In 1991, the Soviet Union collapsed, the cold war ended, and a new world order began. We thought everything had changed. But one thing never changed: the spies.

From 1995 to 2000, a man known as "Comrade J" was the highest-ranking operative in the SVR—the successor agency to the KGB—in the United States. He directed all Russian spy action in New York City and personally oversaw every covert operation against the United States and its allies in the United Nations. He recruited spies, planted agents, penetrated security, manipulated intelligence, and influenced American policy, all under the direct leadership of Boris Yeltsin and then Vladimir Putin. He was a legend in the SVR, the man who kept the secrets.

Then, in 2000, he defected—and it turned out he had one more secret. For the previous two years, he had also been a double agent for the FBI: "By far the most important Russian spy that our side has had in decades." He has never granted a public interview. The FBI and CIA have refused to answer all media questions about him. He has remained in hiding. He has never revealed his secrets.

Until now.

Comrade J, written by the bestselling author of Family of Spies and The Hot House, is his story, a direct account of what he did in the United States after we all assumed the spying was over and of what Putin and Russia continue to do today. The revelations are stunning. It is also the story of growing up in a family of agents dating back to the revolution; of how Russia molded him into one of its most high-flying operatives; of the day-to-day perils of living a double, then triple, life; and finally, of how his growing disquiet with the corruption and ambitions of the "new Russia" led him to take the most perilous step of all.

Many spies have told their stories. None has the astonishing immediacy, relevance, and cautionary warnings of Comrade J.

"synopsis" may belong to another edition of this title.

About the Author:
Pete Earley, a former reporter for The Washington Post, is the author of eight works of nonfiction, including the bestsellers The Hot House and Family of Spies and the multi-award-winning Circumstantial Evidence.
From The Washington Post:

Reviewed by David Wise

The CIA and the FBI were hugely damaged by the supermoles Aldrich Ames and Robert Hanssen, who ran their own private spy bazaars and peddled vast amounts of U.S. secrets to the Russians for years. No one seemed to notice when Ames drove a red Jaguar XJ6 to CIA headquarters or when the FBI's Hanssen escorted a stripper to Hong Kong.

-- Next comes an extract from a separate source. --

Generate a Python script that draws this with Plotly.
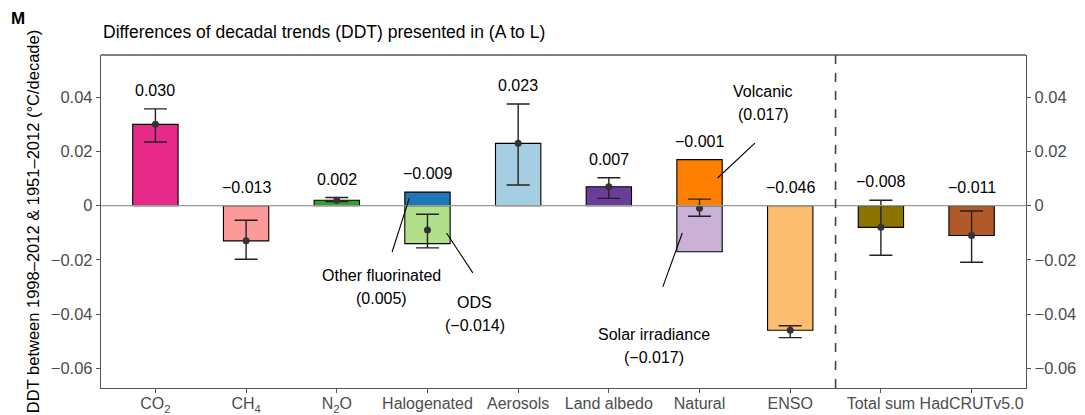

So it is understandable that the two agencies might want the public to know that for at least a few years in the late 1990s, they had a mole sending secrets the other way. Enter Col. Sergei Tretyakov, a Russian spy who defected in New York in 2000 as the deputy rezident (station chief) there of the SVR, the successor to the KGB's foreign intelligence directorate. Some four years later, author Pete Earley found himself in a suite at the Ritz-Carlton in Tysons Corner with two FBI agents, two CIA officers, soft drinks, snacks and the defector. The meeting had been set up by an FBI agent who contacted Earley and encouraged him to write a book about the Russian. Earley, a former reporter for The Washington Post, is the author of Family of Spies, a well-received account of the John Walker naval spy ring, and Confessions of a Spy, a perceptive book about Ames that did not receive the attention it deserved, perhaps because it came out after four other books about the case, including (full disclosure) one by this reviewer.

Tretyakov, who had been assigned to the Russian mission at the United Nations since 1995 and to Ottawa before that, gave the FBI 5,000 secret SVR cables and more than 100 Russian intelligence reports, according to one U.S. intelligence official cited by Earley. Tretyakov apparently first tried to defect around 1997 but agreed to remain as an "agent in place," passing secrets to the FBI until October 2000, when he vanished from a Russian residential compound in the Bronx with his wife, daughter and cat. Four months later, the United States acknowledged his defection, but Comrade J (the title is drawn from the KGB's code name for Tretyakov, Comrade Jean) is the first account of his espionage career. "It is one of our biggest success stories," puffed the unnamed U.S. intelligence official.

Perhaps so. But to put the case in perspective, Tretyakov spied for the United States for about three years, while Ames sold secrets to Moscow for nine years (and caused the death of 10 Soviets working for the CIA), Walker spied for 18 years, and Hanssen betrayed America on and off for 22 years. Yet, if Tretyakov was not a world-class mole, he was definitely a world-class name-dropper. And that is the difficulty with his story. All defectors tend to exaggerate their own importance, or at least the importance of their information, especially if they worry that when they run out of secrets to reveal they may be cast aside.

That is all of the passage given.